3 March 2020
Cell and gene therapies are among the more promising innovations to treat cancer. Chimeric Antigen Receptor T-Cell (“CAR T” or “CAR T-cell”) treatments involve a combination of procedures that take place both in and outside of the body. Blood is taken from a patient, and T cells (a type of immune cell) are isolated and then modified, typically using a virus. The modified CAR T cells are cultured and multiplied, and a few weeks later, re-infused into the patient. The CAR T cells then bind to an antigen on the cancer cells and kill them. Several patents have been granted for CAR T therapies, but some governments are exploring the degree to which the technology is excluded from patentability. There are several problems associated with the CAR T monopolies. In June 2018, the European Medicines Agency recommended marketing authorizations for two CAR T therapies: 1) Kymriah (marketed by Novartis) – indicated for the treatment of acute lymphoblastic leukaemia, and 2) Yescarta (marketed by Gilead) – indicated for the treatment of diffuse large B-cell lymphoma. In Germany, Novartis introduced Kymriah at the price of 320,000 Euros. In Spain, the Hospital Clínic de Barcelona paid a unit price of 313,920 Euros per patient for Yescarta in 2019.

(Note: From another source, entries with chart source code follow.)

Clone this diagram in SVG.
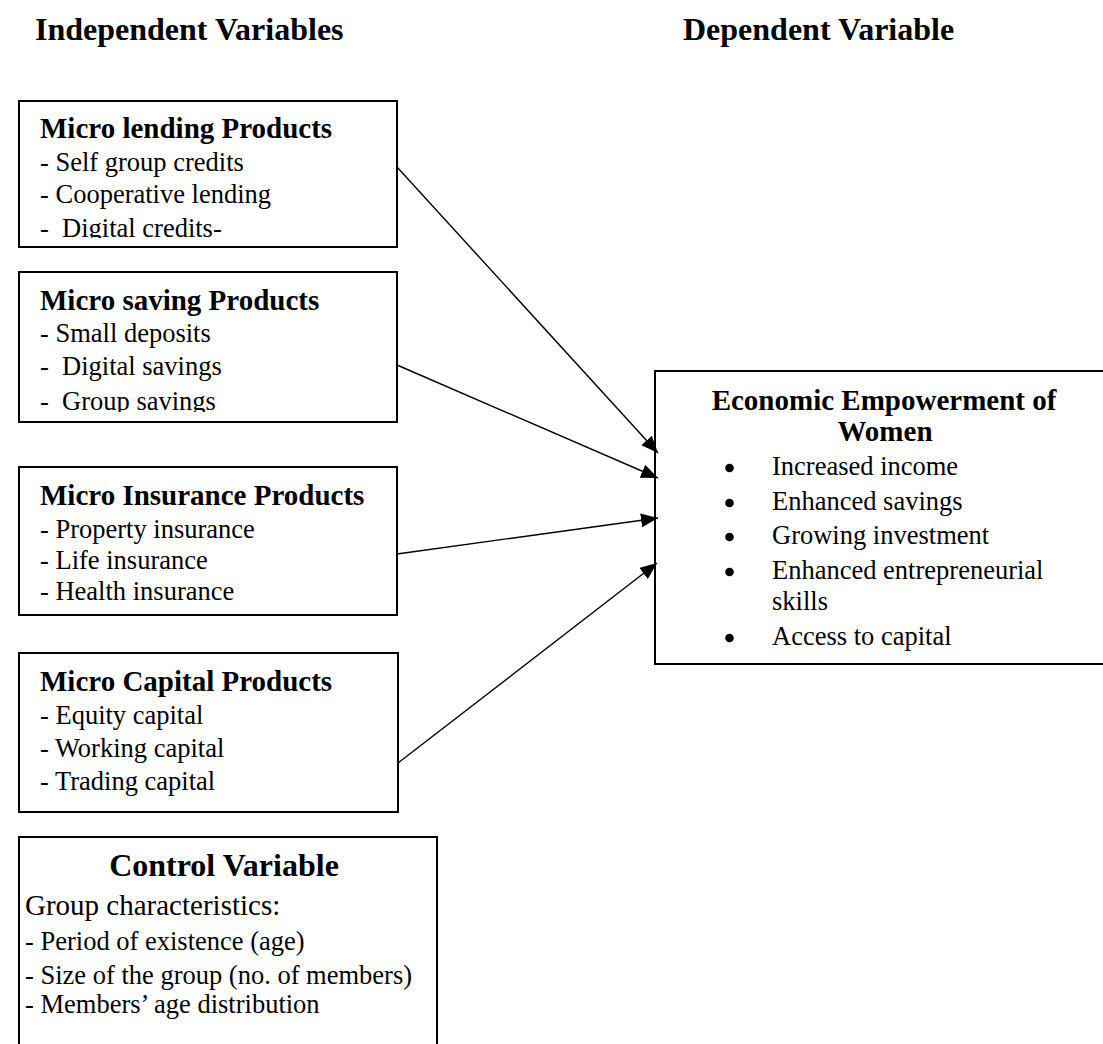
<svg xmlns="http://www.w3.org/2000/svg" width="1103" height="1044" viewBox="0 0 1103 1044">
<style>
  text { font-family: "Liberation Serif", "Times New Roman", serif; fill: #000; }
  .hdr { font-size: 32px; font-weight: bold; }
  .ttl { font-size: 29px; font-weight: bold; }
  .body { font-size: 26.5px; }
  .box { fill: #fff; stroke: #000; stroke-width: 2; }
  .bullet { fill: #000; }
  .conn { stroke: #000; stroke-width: 1.4; fill: none; marker-end: url(#arrow); }
</style>
<defs>
  <marker id="arrow" markerUnits="userSpaceOnUse" markerWidth="18" markerHeight="15" refX="17" refY="7" orient="auto">
    <path d="M0,0 L17,7 L0,14 z" fill="#000"/>
  </marker>
  <clipPath id="clip1"><rect x="19" y="101" width="378" height="137"/></clipPath>
  <clipPath id="clip2"><rect x="19" y="272" width="378" height="140"/></clipPath>
</defs>
<rect width="1103" height="1044" fill="#fff"/>

<g id="headers">
  <text class="hdr" x="35" y="40">Independent Variables</text>
  <text class="hdr" x="683" y="40">Dependent Variable</text>
</g>

<g id="node-lending">
  <rect class="box" x="19" y="101" width="378" height="146"/>
  <g clip-path="url(#clip1)">
    <text class="ttl" x="40" y="138">Micro lending Products</text>
    <text class="body" x="40" y="171">- Self group credits</text>
    <text class="body" x="40" y="203">- Cooperative lending</text>
    <text class="body" x="40" y="237" xml:space="preserve">-  Digital credits-</text>
  </g>
</g>

<g id="node-saving">
  <rect class="box" x="19" y="272" width="378" height="150"/>
  <g clip-path="url(#clip2)">
    <text class="ttl" x="40" y="310">Micro saving Products</text>
    <text class="body" x="40" y="342">- Small deposits</text>
    <text class="body" x="40" y="375" xml:space="preserve">-  Digital savings</text>
    <text class="body" x="40" y="410" xml:space="preserve">-  Group savings</text>
  </g>
</g>

<g id="node-insurance">
  <rect class="box" x="19" y="467" width="378" height="148"/>
  <text class="ttl" x="40" y="505">Micro Insurance Products</text>
  <text class="body" x="40" y="538">- Property insurance</text>
  <text class="body" x="40" y="569">- Life insurance</text>
  <text class="body" x="40" y="600">- Health insurance</text>
</g>

<g id="node-capital">
  <rect class="box" x="19" y="653" width="379" height="159"/>
  <text class="ttl" x="40" y="691">Micro Capital Products</text>
  <text class="body" x="40" y="724">- Equity capital</text>
  <text class="body" x="40" y="757">- Working capital</text>
  <text class="body" x="40" y="790">- Trading capital</text>
</g>

<g id="node-control">
  <rect class="box" x="19" y="837" width="418" height="230"/>
  <text class="hdr" x="224" y="876" text-anchor="middle">Control Variable</text>
  <text class="body" x="25" y="915" style="font-size:29px">Group characteristics:</text>
  <text class="body" x="25" y="950">- Period of existence (age)</text>
  <text class="body" x="25" y="984">- Size of the group (no. of members)</text>
  <text class="body" x="25" y="1013">- Members’ age distribution</text>
</g>

<g id="node-empowerment">
  <rect class="box" x="655" y="371" width="450" height="293"/>
  <text class="ttl" x="884" y="410" text-anchor="middle">Economic Empowerment of</text>
  <text class="ttl" x="885" y="441" text-anchor="middle">Women</text>
  <circle class="bullet" cx="729.5" cy="468" r="4.3"/>
  <text class="body" x="772" y="475">Increased income</text>
  <circle class="bullet" cx="729.5" cy="503" r="4.3"/>
  <text class="body" x="772" y="510">Enhanced savings</text>
  <circle class="bullet" cx="729.5" cy="537" r="4.3"/>
  <text class="body" x="772" y="544">Growing investment</text>
  <circle class="bullet" cx="729.5" cy="572" r="4.3"/>
  <text class="body" x="772" y="579">Enhanced entrepreneurial</text>
  <text class="body" x="772" y="610">skills</text>
  <circle class="bullet" cx="729.5" cy="638" r="4.3"/>
  <text class="body" x="772" y="645">Access to capital</text>
</g>

<g id="connectors">
  <line class="conn" x1="397" y1="167" x2="658" y2="453"/>
  <line class="conn" x1="397" y1="365" x2="658" y2="478"/>
  <line class="conn" x1="397" y1="554" x2="658" y2="518"/>
  <line class="conn" x1="398" y1="763" x2="657" y2="563"/>
</g>
</svg>
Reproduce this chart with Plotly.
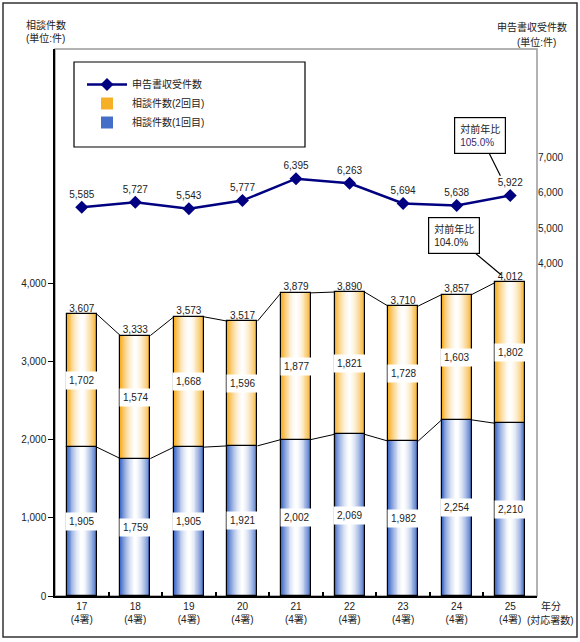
import plotly.graph_objects as go

# ---------------- data ----------------
years = ["17", "18", "19", "20", "21", "22", "23", "24", "25"]
stations = ["4署", "4署", "4署", "4署", "4署", "4署", "4署", "4署", "4署"]
consult_1st = [1905, 1759, 1905, 1921, 2002, 2069, 1982, 2254, 2210]
consult_2nd = [1702, 1574, 1668, 1596, 1877, 1821, 1728, 1603, 1802]
filings = [5585, 5727, 5543, 5777, 6395, 6263, 5694, 5638, 5922]
left_ticks = [0, 1000, 2000, 3000, 4000]
right_ticks = [4000, 5000, 6000, 7000]

FONT = "Liberation Sans, Noto Sans CJK JP, sans-serif"
BLUE_EDGE = (68, 110, 200)
ORANGE_EDGE = (246, 176, 40)
W = 0.56
N_LAYERS = 16

idx = list(range(len(years)))
totals = [a + b for a, b in zip(consult_1st, consult_2nd)]


def mix(c, a):
    r, g, b = (int(round(255 + (ci - 255) * a)) for ci in c)
    return f"rgb({r},{g},{b})"


fig = go.Figure()

# gradient-filled bars built from nested overlay bars
for seg, base, edge, name, rank in [
    (consult_1st, [0] * len(idx), BLUE_EDGE, "相談件数(1回目)", 3),
    (consult_2nd, consult_1st, ORANGE_EDGE, "相談件数(2回目)", 2),
]:
    for k in range(N_LAYERS):
        frac = (N_LAYERS - k) / N_LAYERS
        a = frac ** 1.7
        fig.add_trace(go.Bar(
            x=idx, y=seg, base=base, width=W * frac,
            marker=dict(color=mix(edge, a), line=dict(width=0)),
            name=name, showlegend=(k == 0), legendrank=rank,
            hoverinfo="skip", yaxis="y",
        ))
    # outline
    fig.add_trace(go.Bar(
        x=idx, y=seg, base=base, width=W,
        marker=dict(color="rgba(0,0,0,0)", line=dict(width=1.2, color="black")),
        showlegend=False, hoverinfo="skip", yaxis="y",
    ))

# series lines between bars
for tops in (consult_1st, totals):
    xs, ys = [], []
    for i in range(len(idx) - 1):
        xs += [idx[i] + W / 2, idx[i + 1] - W / 2, None]
        ys += [tops[i], tops[i + 1], None]
    fig.add_trace(go.Scatter(x=xs, y=ys, mode="lines",
                             line=dict(color="black", width=1),
                             showlegend=False, hoverinfo="skip", yaxis="y"))

# totals labels
fig.add_trace(go.Scatter(
    x=idx, y=totals, mode="text", text=[f"{v:,}" for v in totals],
    textposition="top center", textfont=dict(size=10, color="#222", family=FONT),
    showlegend=False, hoverinfo="skip", yaxis="y"))

# filings line
fig.add_trace(go.Scatter(
    x=idx, y=filings, mode="lines+markers+text", yaxis="y2",
    name="申告書収受件数", legendrank=1,
    line=dict(color="#000080", width=2.5),
    marker=dict(symbol="diamond", size=10, color="#000080"),
    text=[f"{v:,}" for v in filings], textposition="top center",
    textfont=dict(size=10, color="#222", family=FONT),
    hoverinfo="skip"))

annotations = []
# segment labels with white boxes
for i in idx:
    annotations.append(dict(x=i, y=consult_1st[i] / 2, xref="x", yref="y",
                            text=f"{consult_1st[i]:,}", showarrow=False,
                            bgcolor="white", borderpad=3,
                            font=dict(size=10, color="#222", family=FONT)))
    annotations.append(dict(x=i, y=consult_1st[i] + consult_2nd[i] / 2,
                            xref="x", yref="y",
                            text=f"{consult_2nd[i]:,}", showarrow=False,
                            bgcolor="white", borderpad=3,
                            font=dict(size=10, color="#222", family=FONT)))

# callouts
r_fil = filings[-1] / filings[-2] * 100
r_tot = totals[-1] / totals[-2] * 100
annotations.append(dict(x=idx[-1], y=filings[-1], xref="x", yref="y2",
                        text=f"対前年比<br><span style='color:#3a2a6a'>{r_fil:.1f}%</span>",
                        align="left", showarrow=True, arrowhead=0, arrowwidth=1.2,
                        arrowcolor="black", ax=-30, ay=-60, standoff=22,
                        bgcolor="white", bordercolor="black", borderwidth=1.2,
                        borderpad=5, font=dict(size=10, color="#222", family=FONT)))
annotations.append(dict(x=idx[-1], y=totals[-1], xref="x", yref="y",
                        text=f"対前年比<br>{r_tot:.1f}%",
                        align="left", showarrow=True, arrowhead=0, arrowwidth=1.2,
                        arrowcolor="black", ax=-56, ay=-47, standoff=12,
                        bgcolor="white", bordercolor="black", borderwidth=1.2,
                        borderpad=5, font=dict(size=10, color="#222", family=FONT)))

# axis titles
annotations += [
    dict(x=46, y=25, xref="paper", yref="paper", text="相談件数", showarrow=False),
    dict(x=45, y=38, xref="paper", yref="paper", text="(単位:件)", showarrow=False),
    dict(x=532, y=27, xref="paper", yref="paper", text="申告書収受件数", showarrow=False),
    dict(x=536, y=42, xref="paper", yref="paper", text="(単位:件)", showarrow=False),
    dict(x=551, y=606, xref="paper", yref="paper", text="年分", showarrow=False),
    dict(x=550, y=620, xref="paper", yref="paper", text="(対応署数)", showarrow=False),
]

# convert pixel positions for paper annotations
L, R, T, B = 55, 43, 49, 46
PW, PH = 580 - L - R, 642 - T - B
for a in annotations:
    if a.get("xref") == "paper":
        a["x"] = (a["x"] - L) / PW
        a["y"] = (642 - B - a["y"]) / PH
        a["font"] = dict(size=10, color="#222", family=FONT)
        a["xanchor"] = "center"
        a["yanchor"] = "middle"


def px(xp, yp):
    return (xp - L) / PW, (642 - B - yp) / PH


ox0, oy0 = px(3, 637)
ox1, oy1 = px(577, 3)
lx0, ly0 = px(74, 147)
lx1, ly1 = px(305, 62)
shapes = [
    dict(type="rect", xref="paper", yref="paper", x0=ox0, y0=oy0, x1=ox1, y1=oy1,
         line=dict(color="#333", width=1.5), layer="below"),
    dict(type="rect", xref="paper", yref="paper", x0=0, y0=0, x1=1, y1=1,
         line=dict(color="#999", width=1.5), layer="below"),
    dict(type="rect", xref="paper", yref="paper", x0=lx0, y0=ly0, x1=lx1, y1=ly1,
         line=dict(color="black", width=1.2), fillcolor="white", layer="above"),
]

fig.update_layout(
    width=580, height=642,
    margin=dict(l=L, r=R, t=T, b=B),
    paper_bgcolor="white", plot_bgcolor="white",
    barmode="overlay", bargap=0,
    font=dict(family=FONT, size=10, color="#222"),
    showlegend=True,
    legend=dict(x=px(82, 0)[0], y=px(0, 70)[1], xanchor="left", yanchor="top",
                bgcolor="rgba(0,0,0,0)", borderwidth=0,
                font=dict(size=10, family=FONT, color="#222"),
                tracegroupgap=10, itemwidth=40),
    xaxis=dict(range=[-0.5, len(idx) - 0.5], tickvals=idx,
               ticktext=[f"{y}<br>({s})" for y, s in zip(years, stations)],
               ticks="", showline=True, linecolor="black", linewidth=1.5,
               showgrid=False, zeroline=False,
               minor=dict(tickvals=[i + 0.5 for i in idx[:-1]], ticks="inside",
                          ticklen=4, tickcolor="black", tickwidth=1.5, showgrid=False),
               tickfont=dict(size=10, family=FONT, color="#222")),
    yaxis=dict(range=[0, 7000], tickvals=left_ticks, tickformat=",",
               ticks="outside", ticklen=5, tickcolor="black",
               showline=True, linecolor="black", linewidth=1.5,
               showgrid=False, zeroline=False,
               tickfont=dict(size=10, family=FONT, color="#222")),
    yaxis2=dict(range=[-5400, 10060], overlaying="y", side="right",
                tickvals=right_ticks, tickformat=",", ticks="",
                showline=False, showgrid=False, zeroline=False,
                tickfont=dict(size=10, family=FONT, color="#222")),
    annotations=annotations,
    shapes=shapes,
)

fig.write_html("out.html", config={"displayModeBar": False},
               post_script="document.body.style.margin='0';document.body.style.overflow='hidden';")
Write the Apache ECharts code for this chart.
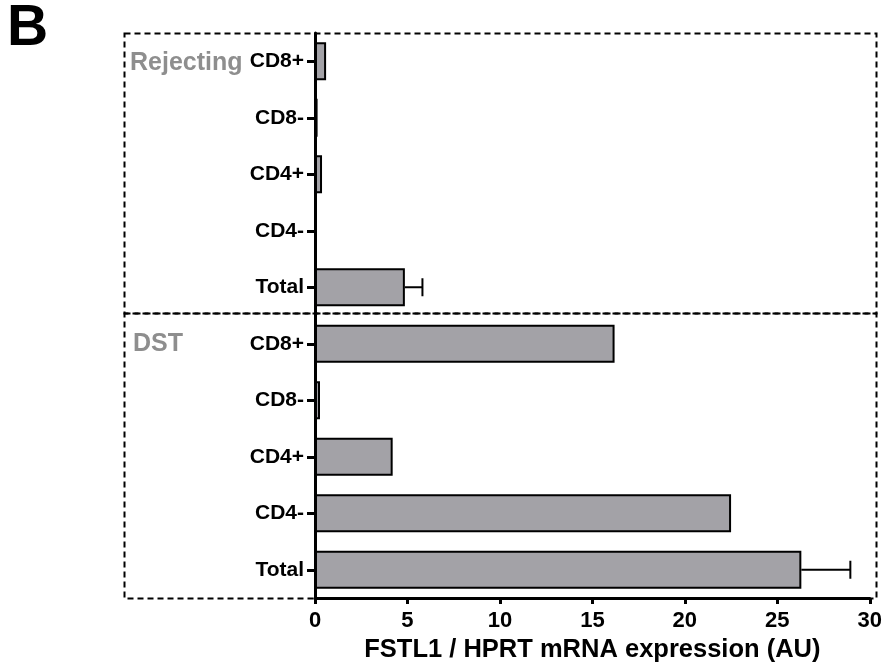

In the field of gene therapy, Zolgensma has emerged as a striking example of the dystopian future that confronts us now. The Novartis gene therapy Zolgensma is approved for the treatment of spinal muscular atrophy (SMA); Zolgensma costs 1.9 Euros million per patient. The early development of Zolgensma was funded by the US National Institutes of Health (NIH), the French charity Généthon, and US-based charities including Sophia’s Cure, Getty Owl Foundation, Fighting SMA, Jason’s Dream Foundation, the Gwendolyn Strong Foundation, and Miracle for Madison.
In light of the rise of these catastrophic health expenditures that drain health budgets, it is our view that the European Union may never achieve universal health coverage without the delinkage of R&D costs from the prices of drugs, vaccines and other health technologies.
To achieve the goals of reducing cancer incidence and mortality rates as well as expanding access to life-saving cancer treatments, we recommend that the European Commission takes specific actions and fine tune cost saving initiatives that do not involve the rationing of life saving treatments. To accomplish successful steps towards the delinkage of R&D cost from the price of drugs, the Commision should conduct a feasibility study to explore new market entry rewards as the incentive for development of new CAR-T and other cell and gene therapies, which would operate in countries where the patentability of such treatments will not be granted.
Furthermore, the Commission should create a working group to examine the implications of Article 27.3(a) of the WTO TRIPS Agreement on the patentability of gene and cell-based therapies including those involving autologous T-cell immunotherapy (CAR T), CRISPR and other technologies when treatment can be described as a service or a medical procedure, rather than a product. The working group should explore if certain cell and gene-based treatments are, in fact, exempt from patentability when a country has an exception that mirrors Article 27.3(a) of the TRIPS Agreement.
Since EU actions must be based on evidence and understanding of the impacts of regulations, we request that the Commission require the following information regarding cancer therapies be collected and made public:
a) annual reports on sales revenues, prices and units sold;
b) annual reports on marketing costs incurred for each registered product or procedure;
c) the costs directly associated with each clinical trial used to support the marketing authorization of a product or procedure, separately;
d) all grants, tax credits or any other public sector subsidies and incentives relating to the initial regulatory approval and annually on the subsequent development of a product or service.